According to Harrison, the USA Patriot Act, passed in October 2001, “imposes” enforcement duties on financial services companies with respect to anti-money-laundering activities. The Act was enacted by Congress as a way of better tracking the assets of terrorist groups.
Harrison said the Act calls for minimum standards for identifying customers who open accounts. Overall, financial services firms must develop an anti-money-laundering compliance program, verify customer information, report suspicious activity and perform “enhanced due diligence,” he explained.
“Every piece of information [regarding accounts and transactions] must be under control,” Harrison said. “Its a huge, huge problem. Banks are still struggling with this. Your systems have not been designed to do law enforcement detection.”
In order to create a compliance program, he noted, financial institutions need to develop internal policies and controls, designate a compliance officer, conduct ongoing employee training, and have an independent audit function to test the program.
Financial firms must also deal with the Office of Foreign Assets Control, a federal agency that maintains a list of companies, countries and individuals with whom it is illegal for Americans to do business, said Harrison.
The list, which is updated frequently, currently contains more than 5,000 entries, Harrison said. “Your company is responsible for checking that list before you do business with anyone.”
Doing business with an entity on the list can result in fines, prison and potentially embarrassing public exposure of the misstep, said Harrison.
In terms of overall compliance with federal security regulations, most companies dont have the manpower to do it themselves, he noted.
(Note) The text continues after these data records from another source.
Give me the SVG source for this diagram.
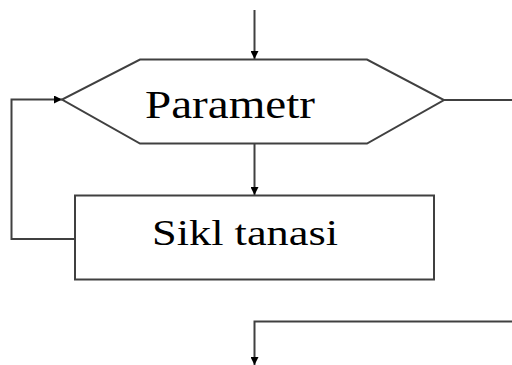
<svg xmlns="http://www.w3.org/2000/svg" width="512" height="365" viewBox="0 0 512 365">
  <style>
    .shape { fill: #ffffff; stroke: #404040; stroke-width: 2; }
    .edge { fill: none; stroke: #404040; stroke-width: 2; }
    .label { font-family: "Liberation Serif", "Times New Roman", serif; fill: #000000; text-anchor: start; }
  </style>
  <defs>
    <marker id="arrow" viewBox="0 0 10 10" refX="10" refY="5" markerWidth="8" markerHeight="8" markerUnits="userSpaceOnUse" orient="auto">
      <path d="M0,0 L10,5 L0,10 Z" fill="#000000"/>
    </marker>
  </defs>

  <rect width="512" height="365" fill="#ffffff"/>

  <g id="connectors">
    <!-- entry into the loop header -->
    <path class="edge" d="M254.5,10 V59" marker-end="url(#arrow)"/>
    <!-- header to body -->
    <path class="edge" d="M254.5,143 V195" marker-end="url(#arrow)"/>
    <!-- body back to header -->
    <path class="edge" d="M75,239 H11.5 V99.5 H62" marker-end="url(#arrow)"/>
    <!-- loop exit -->
    <path class="edge" d="M444,100 H512"/>
    <path class="edge" d="M512,321.5 H254.5 V365" marker-end="url(#arrow)"/>
  </g>

  <g id="parametr">
    <polygon class="shape" points="140,59.5 367,59.5 444,100 367,143.5 140,143.5 62,99.5"/>
    <text class="label" x="145" y="118" font-size="40" textLength="170" lengthAdjust="spacingAndGlyphs">Parametr</text>
  </g>

  <g id="sikl-tanasi">
    <rect class="shape" x="75" y="195.5" width="359" height="84"/>
    <text class="label" x="152" y="245" font-size="35" textLength="186" lengthAdjust="spacingAndGlyphs">Sikl tanasi</text>
  </g>
</svg>
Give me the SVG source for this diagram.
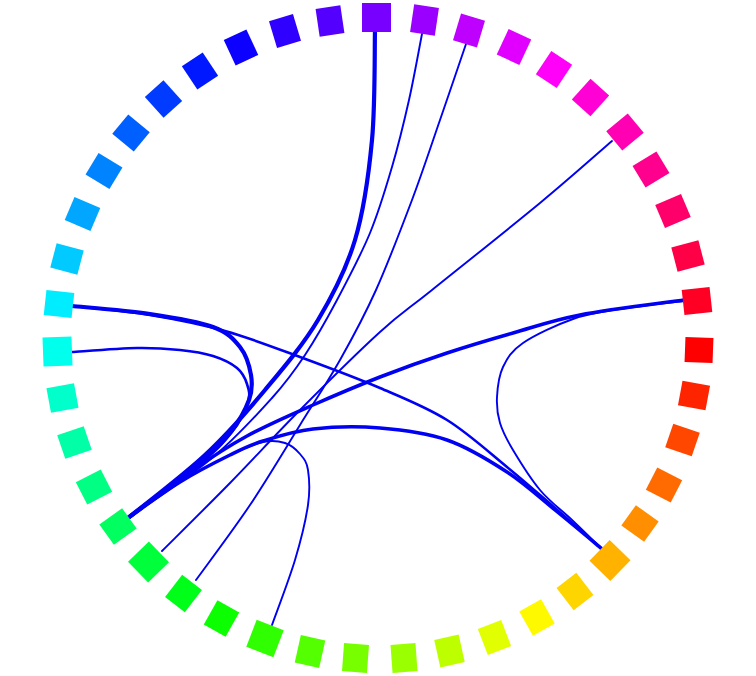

Instead, they are “heavily reliant on systems and technology to detect suspicious activity.”
Harrison characterized technology–such as software tools that can do OFAC checks and other types of compliance screening–as “a critical component of a compliance program.”
Companies need to do continuous transaction monitoring as well as ongoing checks of the OFAC list, since the name of a customer may not be listed today, but could be added tomorrow, he explained. Such safeguards, he added, apply to all monetary transactions, including those involving brokers, agents and vendors.
More robust technology systems will utilize “fuzzy logic,” in which a system will not only search a given name, but also check on likely variations of that name, he noted.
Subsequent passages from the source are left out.